Monday, May 28, 2007

Big whoop...

Forecasters have read the omens for this year's hurricane season. I am beside myself with excitement.
The 2007 Atlantic hurricane season should have above-average activity, with three major hurricanes and a good chance at least one of them will make landfall, a top hurricane researcher said Friday. [More]

Methinks no sane forecaster would offer a "below normal" forecast. How many things could go wrong there? Better to err on the side of caution and predict the sky will fall. Someday. Maybe.

How good are these predictions?
Not bad at all. In general, the predictions fall within a storm or two of the observed totals. Last season, though, the forecasters had a bad year. 2004's six intense hurricanes doubled most predictions. The seasonal total of nine hurricanes was also significantly higher than expected. Forecasters blamed the poor predictions on a "year [that] did not behave like any other year we have studied." [More]

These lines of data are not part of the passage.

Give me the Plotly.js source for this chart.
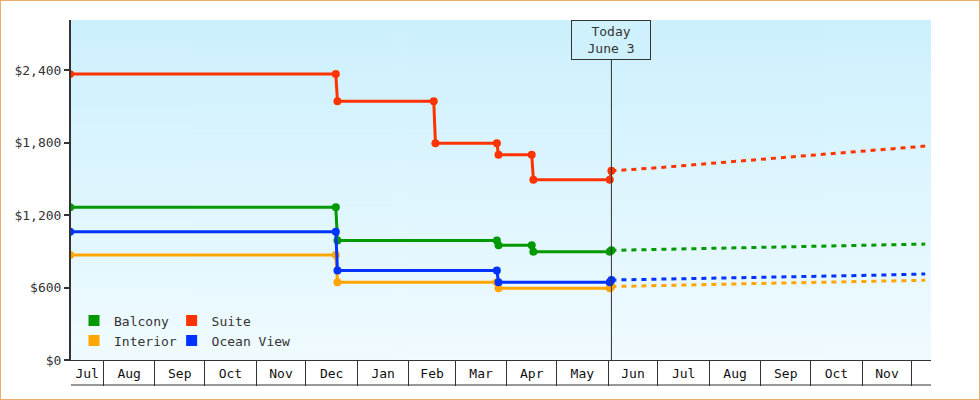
<!DOCTYPE html>
<html><head><meta charset="utf-8">
<script src="https://cdn.plot.ly/plotly-3.0.1.min.js"></script>
<style>
html,body{margin:0;padding:0;background:#fff;}
#chart{width:978px;height:398px;border:1px solid #e9ac6a;}
</style>
</head><body>
<div id="chart"></div>
<script>
// ---------- data ----------
const seriesNames = ['Balcony', 'Suite', 'Interior', 'Ocean View'];

const balconyDates = ['2022-07-12','2022-12-19','2022-12-20','2023-03-26','2023-03-27','2023-04-16','2023-04-17','2023-06-02','2023-06-03'];
const balconyPrices = [1265, 1265, 990, 990, 950, 950, 897, 897, 908];

const suiteDates = ['2022-07-12','2022-12-19','2022-12-20','2023-02-16','2023-02-17','2023-03-26','2023-03-27','2023-04-16','2023-04-17','2023-06-02','2023-06-03'];
const suitePrices = [2367, 2367, 2142, 2142, 1795, 1795, 1700, 1700, 1493, 1493, 1566];

const interiorDates = ['2022-07-12','2022-12-19','2022-12-20','2023-03-26','2023-03-27','2023-06-02','2023-06-03'];
const interiorPrices = [869, 869, 644, 644, 594, 594, 608];

const oceanDates = ['2022-07-12','2022-12-19','2022-12-20','2023-03-26','2023-03-27','2023-06-02','2023-06-03'];
const oceanPrices = [1062, 1062, 742, 742, 644, 644, 662];

const projDates = ['2023-06-03','2023-07-01','2023-08-01','2023-09-01','2023-10-01','2023-11-01','2023-12-01','2023-12-09'];
const balconyProj = [908, 915, 924, 932, 941, 950, 958, 960];
const suiteProj = [1566, 1592, 1627, 1661, 1690, 1724, 1757, 1771];
const interiorProj = [608, 618, 626, 634, 642, 650, 658, 660];
const oceanProj = [662, 668, 676, 684, 692, 700, 709, 712];

const monthStarts = ['2022-07-01','2022-08-01','2022-09-01','2022-10-01','2022-11-01','2022-12-01','2023-01-01','2023-02-01','2023-03-01','2023-04-01','2023-05-01','2023-06-01','2023-07-01','2023-08-01','2023-09-01','2023-10-01','2023-11-01','2023-12-01','2024-01-01'];
const monthLabels = ['Jul','Aug','Sep','Oct','Nov','Dec','Jan','Feb','Mar','Apr','May','Jun','Jul','Aug','Sep','Oct','Nov','Dec'];
const yTicks = [0, 600, 1200, 1800, 2400];

const todayDate = '2023-06-03';
const todayLabel = 'Today<br>June 3';

// ---------- styles ----------
const colors = {Balcony: '#009900', Suite: '#ff3300', Interior: '#ffa500', 'Ocean View': '#0033ff'};
const FONT = '"DejaVu Sans Mono", "Liberation Mono", monospace';
const xRange = ['2022-07-12 12:00', '2023-12-12 12:00'];
const yRange = [0, 2815];

function ms(s) { const p = s.split(/[- :]/).map(Number); return Date.UTC(p[0], p[1]-1, p[2], p[3]||0, p[4]||0); }

// label positions: centre of visible part of each month, if wide enough
const r0 = ms(xRange[0]), r1 = ms(xRange[1]);
const labelVals = [], labelText = [];
for (let i = 0; i < monthLabels.length; i++) {
  const a = Math.max(ms(monthStarts[i]), r0), b = Math.min(ms(monthStarts[i+1]), r1);
  if ((b - a) >= 15 * 86400000) { labelVals.push((a + b) / 2); labelText.push(monthLabels[i]); }
}
const sepVals = monthStarts.map(ms).filter(v => v > r0 && v < r1);

const hist = {
  Balcony: [balconyDates, balconyPrices],
  Suite: [suiteDates, suitePrices],
  Interior: [interiorDates, interiorPrices],
  'Ocean View': [oceanDates, oceanPrices]
};
const proj = {Balcony: balconyProj, Suite: suiteProj, Interior: interiorProj, 'Ocean View': oceanProj};

const traces = [];
seriesNames.forEach(n => {
  traces.push({x: projDates, y: proj[n], type: 'scatter', mode: 'lines', showlegend: false,
    line: {color: colors[n], width: 3, dash: '5px,5px'}, hoverinfo: 'skip', name: n + ' forecast'});
});
seriesNames.forEach(n => {
  traces.push({x: hist[n][0], y: hist[n][1], type: 'scatter', mode: 'lines+markers', showlegend: false,
    line: {color: colors[n], width: 3}, marker: {color: colors[n], size: 8}, name: n});
});
// legend entries (square swatches), two columns
[['Balcony','legend'],['Interior','legend'],['Suite','legend2'],['Ocean View','legend2']].forEach(([n, lg]) => {
  traces.push({x: [null], y: [null], type: 'scatter', mode: 'markers', name: n, legend: lg, showlegend: true,
    marker: {symbol: 'square', size: 11, color: colors[n]}});
});

// background gradient
const cv = document.createElement('canvas');
cv.width = 4; cv.height = 340;
const cx = cv.getContext('2d');
const g = cx.createLinearGradient(0, 0, 0, 340);
g.addColorStop(0, '#ccf0fd'); g.addColorStop(1, '#f0fbff');
cx.fillStyle = g; cx.fillRect(0, 0, 4, 340);
const bgURL = cv.toDataURL();

const legendCommon = {orientation: 'v', bgcolor: 'rgba(0,0,0,0)', borderwidth: 0,
  font: {family: FONT, size: 13, color: '#333'}, yanchor: 'top', xanchor: 'left', tracegroupgap: 0, itemwidth: 30};

const layout = {
  width: 978, height: 398,
  margin: {l: 70, r: 48, t: 19, b: 39},
  paper_bgcolor: '#ffffff',
  plot_bgcolor: 'rgba(0,0,0,0)',
  font: {family: FONT, size: 13, color: '#333'},
  showlegend: true,
  legend: Object.assign({}, legendCommon, {x: 0.0035, y: 0.16}),
  legend2: Object.assign({}, legendCommon, {x: 0.117, y: 0.16}),
  xaxis: {
    type: 'date', range: xRange, showgrid: false, zeroline: false,
    showline: true, linecolor: '#333', linewidth: 1,
    tickmode: 'array', tickvals: labelVals, ticktext: labelText,
    ticks: 'outside', ticklen: 0, tickcolor: 'rgba(0,0,0,0)',
    tickfont: {family: FONT, size: 13, color: '#111'},
    ticklabelstandoff: 1,
    minor: {tickmode: 'array', tickvals: sepVals, ticks: 'outside', ticklen: 25, tickwidth: 1, tickcolor: '#333', showgrid: false},
    fixedrange: true
  },
  yaxis: {
    range: yRange, tickmode: 'array', tickvals: yTicks, tickformat: '$,.0f',
    showgrid: false, zeroline: false,
    showline: true, linecolor: '#333', linewidth: 2,
    ticks: 'outside', ticklen: 5, tickwidth: 2, tickcolor: '#333',
    tickfont: {family: FONT, size: 13, color: '#333'},
    fixedrange: true
  },
  images: [{source: bgURL, xref: 'paper', yref: 'paper', x: 0, y: 1, sizex: 1, sizey: 1,
    sizing: 'stretch', layer: 'below', xanchor: 'left', yanchor: 'top'}],
  shapes: [
    {type: 'line', xref: 'x', yref: 'paper', x0: todayDate, x1: todayDate, y0: 0, y1: 1,
      line: {color: '#333', width: 1}},
    {type: 'line', xref: 'paper', yref: 'paper', x0: 0, x1: 1, y0: -25/340, y1: -25/340,
      line: {color: '#333', width: 1}}
  ],
  annotations: [{
    x: todayDate, xref: 'x', y: 1, yref: 'paper', yanchor: 'top', xanchor: 'center',
    text: todayLabel, showarrow: false, align: 'center',
    bgcolor: '#cff1fd', bordercolor: '#333', borderwidth: 1, borderpad: 0,
    width: 78, height: 38,
    font: {family: FONT, size: 13, color: '#333'}
  }]
};

Plotly.newPlot('chart', traces, layout, {displayModeBar: false, staticPlot: true});
</script>
</body></html>
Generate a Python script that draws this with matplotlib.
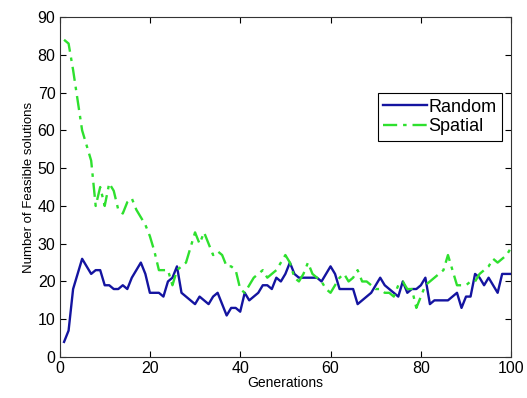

Provide me a break. To begin with the most-often quoted hurricane guru also has a prominent role in the global warming debate. And if it's OK to poke fun at Al Gore (too easy for any real humorist), Dr. Gray is also fair game.
The problem is not Gray's age -- we all revered Henry Stommel who did some of his finest work in his seventies. The problem is Gray's failure to adapt to a modern era of meteorology, which demands hypotheses soundly grounded in quantitative and consistent physical formulations, not seat-of-the-pants flying. The WSJ also made much of the withdrawal of an invitation for Gray to join a debate on hurricane trends at an Atlanta tropical meteorology conference. We can't speak for the organizers, but we find it easy to believe that their decision was guided more by the invalidity of Gray's scientific reasoning than by any political or personal considerations. [More]

So am I deeply concerned about this year's hurricane season? Actually, yes. America has demonstrated that where hurricanes are likely to hit are a low-empathy sector of our economy. Perhaps it is necessary to be harsh to discourage coastal development and shoddy building practice, but if we did not learn anything from Katrina, the victims are wretched indeed.